Does the world wide web’s 30th anniversary give us cause for celebration or commemoration? And can it be called ‘world wide web’ if the internet is only available to 50% of the world?
Today, the World Wide Web (WWW) turns 30 years old. For some, this is a celebration of how far the Web has come and how it has changed our lives for the better. But what if the Web (and access to it) presents not only the opportunities so readily assumed, but also new risks which could exacerbate digital inequalities?
Technological innovation and economic liberalisation have caused a fundamental shift in the global economy in the Web’s first three decades, changing power relations and productive forces at global, national and local levels. In this fast-evolving information era, the generation, processing, storing and transmission of information and data critically affect who benefits from the transformative potential of information societies.

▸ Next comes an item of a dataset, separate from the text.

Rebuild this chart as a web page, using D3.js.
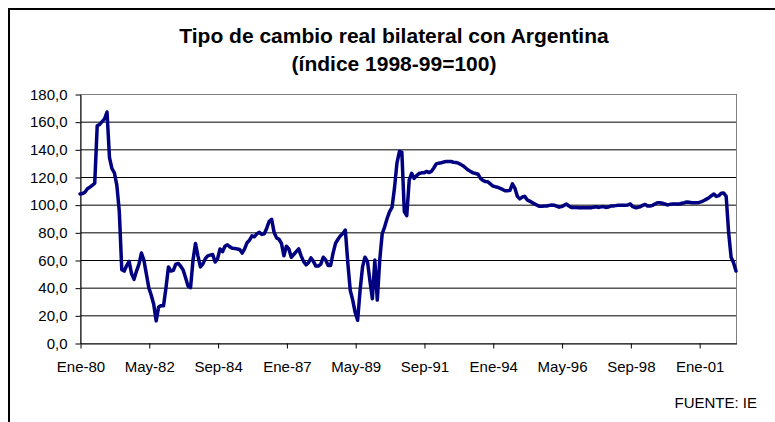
<!DOCTYPE html>
<html>
<head>
<meta charset="utf-8">
<script src="https://cdn.jsdelivr.net/npm/d3@7"></script>
<style>
  body { margin: 0; background: #fff; }
  svg { display: block; font-family: Arial, "Liberation Sans", sans-serif; }
</style>
</head>
<body>
<div id="chart"></div>
<script>
const width = 775, height = 422;

const titleLines = ["Tipo de cambio real bilateral con Argentina", "(índice 1998-99=100)"];
const sourceNote = "FUENTE: IE";

// monthly index, Ene-80 .. Abr-02
const values = [
  107.7, 108, 109, 111.5, 112.6, 114, 115.5, 157, 158, 160, 162, 167,
  134, 126, 123, 114, 95, 53, 52, 56, 59, 50, 46, 52,
  57, 65, 60, 50, 40, 34.5, 28, 16, 26, 27, 27, 40,
  55, 52, 52.5, 57, 57.5, 55.5, 52.7, 47, 41, 40, 60, 72,
  63, 55, 57, 61, 63, 63.5, 64, 58.5, 61, 68, 66, 70,
  71, 69.5, 68.5, 68.4, 68, 67.6, 65, 68, 72.5, 74.4, 77.5, 76.8,
  79, 80, 78.5, 79, 83, 88, 89.4, 80, 76, 75, 72, 63,
  70, 68, 62, 64, 66, 68, 63, 59, 56.5, 58, 61.5, 59,
  55.6, 55.6, 57, 62, 60, 56, 56, 65, 72, 75, 77.5, 79.2,
  81.6, 58, 38, 31, 22, 16.4, 38, 55, 62, 59, 45, 32,
  60, 31, 60, 79, 84, 90, 95, 98, 112, 130, 138.4, 138,
  95, 92, 118, 122.7, 119, 121, 122.5, 123, 123, 124, 123.2, 124,
  126.5, 129.5, 130, 130.3, 130.8, 131.2, 131.2, 131.2, 130.7, 130.5, 130, 129,
  128, 126.5, 125, 124, 123, 122.5, 122, 119, 117.5, 116.7, 116.5, 115,
  113.5, 113, 112.6, 111.8, 111, 110, 110, 110.4, 115, 112, 106, 104.2,
  105.5, 106, 103.5, 102.6, 101.5, 100.6, 99.6, 98.8, 98.8, 99, 99, 99.5,
  99.8, 99.6, 99, 98.2, 98.6, 99.5, 100.5, 99, 98, 98, 97.9, 97.8,
  97.8, 97.8, 97.8, 97.8, 97.8, 98.2, 98.5, 98, 98.4, 98.6, 98, 98.3,
  99, 99, 99.3, 99.5, 99.5, 99.5, 99.5, 99.8, 100.5, 98.5, 97.8, 98,
  98.5, 99.5, 100.2, 99, 99, 99.5, 100.5, 101.4, 101.4, 101, 100.5, 99.8,
  100.2, 100.5, 100.5, 100.5, 100.5, 101, 101.4, 102, 101.8, 101.4, 101.4, 101.4,
  101.6, 102.2, 103, 104, 105, 106.5, 107.7, 106, 106.5, 108.3, 108.5, 106,
  80, 62, 58, 52
];

const tickIndex = [0, 28, 56, 84, 112, 140, 168, 196, 224, 252];
const tickLabels = ["Ene-80", "May-82", "Sep-84", "Ene-87", "May-89", "Sep-91", "Ene-94", "May-96", "Sep-98", "Ene-01"];
const yTicks = [0, 20, 40, 60, 80, 100, 120, 140, 160, 180];

const plot = { left: 80, right: 736, top: 94, bottom: 343 };

const svg = d3.select("#chart").append("svg")
  .attr("width", width)
  .attr("height", height);

svg.append("rect")
  .attr("width", width).attr("height", height)
  .attr("fill", "#fff");

// outer chart border (runs off the right and bottom edge)
svg.append("rect")
  .attr("x", 9).attr("y", 9)
  .attr("width", 820).attr("height", 460)
  .attr("fill", "none")
  .attr("stroke", "#000")
  .attr("stroke-width", 2);

const x = d3.scaleLinear().domain([0, values.length - 1]).range([plot.left, plot.right]);
const y = d3.scaleLinear().domain([0, 180]).range([plot.bottom, plot.top]);

// gridlines
svg.append("g")
  .selectAll("line")
  .data(yTicks.filter(d => d > 0 && d < 180))
  .enter().append("line")
  .attr("x1", plot.left).attr("x2", plot.right)
  .attr("y1", d => y(d) + 0.5).attr("y2", d => y(d) + 0.5)
  .attr("stroke", "#000")
  .attr("stroke-width", 1);

// plot area border
svg.append("rect")
  .attr("x", plot.left + 0.5).attr("y", plot.top + 0.5)
  .attr("width", plot.right - plot.left).attr("height", plot.bottom - plot.top)
  .attr("fill", "none")
  .attr("stroke", "#808080")
  .attr("stroke-width", 1);

const fmt = d => d3.format(".1f")(d).replace(".", ",");

const yAxis = svg.append("g")
  .attr("transform", "translate(" + (plot.left + 0.5) + ",0.5)")
  .call(d3.axisLeft(y).tickValues(yTicks).tickFormat(fmt).tickSize(5).tickSizeOuter(0).tickPadding(8));

const xAxis = svg.append("g")
  .attr("transform", "translate(0.5," + (plot.bottom + 0.5) + ")")
  .call(d3.axisBottom(x).tickValues(tickIndex).tickFormat((d, i) => tickLabels[i]).tickSize(5).tickSizeOuter(0).tickPadding(13));

[yAxis, xAxis].forEach(a => {
  a.selectAll("text").attr("font-size", 15).attr("fill", "#000").attr("font-family", "Arial, 'Liberation Sans', sans-serif");
  a.selectAll("line, path").attr("stroke", "#000");
});

const line = d3.line()
  .x((d, i) => x(i))
  .y(d => y(d));

svg.append("path")
  .datum(values)
  .attr("d", line)
  .attr("fill", "none")
  .attr("stroke", "#000080")
  .attr("stroke-width", 3.5)
  .attr("stroke-linejoin", "round")
  .attr("stroke-linecap", "round");

svg.append("g")
  .selectAll("text")
  .data(titleLines)
  .enter().append("text")
  .attr("x", 394)
  .attr("y", (d, i) => 43 + i * 28)
  .attr("text-anchor", "middle")
  .attr("font-size", 21)
  .attr("font-weight", "bold")
  .text(d => d);

svg.append("text")
  .attr("x", 757).attr("y", 408)
  .attr("text-anchor", "end")
  .attr("font-size", 15)
  .text(sourceNote);
</script>
</body>
</html>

To some extent, the rise of mobile Internet has brought this transformative potential within the reach of developing countries across the globe. But rather paradoxically, digital inequality in the global South has become more amplified in some places, even though more people are connected to the Internet. This is not only a result of uneven physical access to varying forms of ICTs, but also because of what people are capable of doing with digital technologies, the contexts in which they are using them, and the prices they pay for using them (monetary or in data currencies).
Besides uneven access and capabilities, access is accompanied by exposure to a plethora of new risks for which people – especially new users or users with limited digital literacy capabilities – may be ill prepared. Risks like election interference, online abuse, data breaches, disinformation, cybersecurity breaches, and a range of other challenges can impact users’ trust in a safe and secure Web, and can therefore curtail the oft lauded developmental potential of the Internet. And these challenges are bound to affect those who are least prepared (e.g. new users, the poor, or the less literate) more than their more experienced counterparts.
RIA’s extensive research in South Africa highlights this policy paradox: as more people are connected and can access more information and services, at higher speeds than ever before, digital inequality is being amplified, not reduced. This is not only the case between those online and those left offline as suggested in the ‘digital divide’ policy discourse and the mantra of ‘connecting the last billion’ in global fora and multilateral agencies. As we move from basic voice services to broadband services with over-the-top (OTT) applications, the gap is growing not only between the connected and unconnected, but between those who have the skills and financial resources to use the Internet optimally and those who are barely online.
From a governance perspective, it is worrying that less developed countries in Africa may be less capable of managing the risks that accompany the Web than their wealthier counterparts, or even of shaping their own governance agendas where global resources like the Internet is concerned. Without regulatory agility and insights to manage tensions between the policy objectives of competitive efficiency, innovation and consumer welfare, increased exposure to global risk could therefore deepen inequalities – both between the global North and global South, and within the global South.
With the continued engagement of different stakeholders like the civil society, private sector and academia, we must work towards ensuring that we address growing digital inequality. RIA continues to work towards building the necessary evidence base to address digital inequality through its Africa Digital Policy project and After Access nationally representative surveys!